━━━ Provided data ━━━

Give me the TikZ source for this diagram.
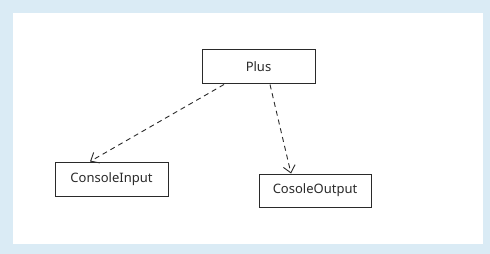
\documentclass[tikz,border=0pt]{standalone}
\usepackage{fontspec}
\setmainfont{Noto Sans}
\usetikzlibrary{arrows.meta}
\definecolor{bgblue}{HTML}{DAEBF5}
\definecolor{ink}{HTML}{2A2A2A}
\begin{document}
\begin{tikzpicture}[x=1pt,y=-1pt,
  cls/.style={draw=ink,line width=1pt,minimum width=113pt,minimum height=34pt,inner sep=0pt,font=\fontsize{13}{15}\selectfont,text=ink},
  dep/.style={draw=ink,line width=0.9pt,dash pattern=on 5pt off 4pt,-{Straight Barb[length=7pt,width=12pt]}}]
\fill[bgblue] (0,0) rectangle (490,254);
\fill[white] (13,13) rectangle (483,244);
\useasboundingbox (0,0) rectangle (490,254);
\node[cls] (plus) at (258.5,67) {Plus};
\node[cls] (cin) at (111.5,179) {ConsoleInput};
\node[cls,minimum width=112pt,minimum height=33pt] (cout) at (315,190.5) {CosoleOutput};
\draw[dep] ([xshift=-34.5pt]plus.south) -- ([xshift=-21.5pt]cin.north);
\draw[dep] ([xshift=11.5pt]plus.south) -- ([xshift=-24pt]cout.north);
\end{tikzpicture}
\end{document}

━━━

■ Stated goal: Restate the data above word for word. Do not include the images.

■ Full answer:
Give me the TikZ source for this diagram.
\documentclass[tikz,border=0pt]{standalone}
\usepackage{fontspec}
\setmainfont{Noto Sans}
\usetikzlibrary{arrows.meta}
\definecolor{bgblue}{HTML}{DAEBF5}
\definecolor{ink}{HTML}{2A2A2A}
\begin{document}
\begin{tikzpicture}[x=1pt,y=-1pt,
  cls/.style={draw=ink,line width=1pt,minimum width=113pt,minimum height=34pt,inner sep=0pt,font=\fontsize{13}{15}\selectfont,text=ink},
  dep/.style={draw=ink,line width=0.9pt,dash pattern=on 5pt off 4pt,-{Straight Barb[length=7pt,width=12pt]}}]
\fill[bgblue] (0,0) rectangle (490,254);
\fill[white] (13,13) rectangle (483,244);
\useasboundingbox (0,0) rectangle (490,254);
\node[cls] (plus) at (258.5,67) {Plus};
\node[cls] (cin) at (111.5,179) {ConsoleInput};
\node[cls,minimum width=112pt,minimum height=33pt] (cout) at (315,190.5) {CosoleOutput};
\draw[dep] ([xshift=-34.5pt]plus.south) -- ([xshift=-21.5pt]cin.north);
\draw[dep] ([xshift=11.5pt]plus.south) -- ([xshift=-24pt]cout.north);
\end{tikzpicture}
\end{document}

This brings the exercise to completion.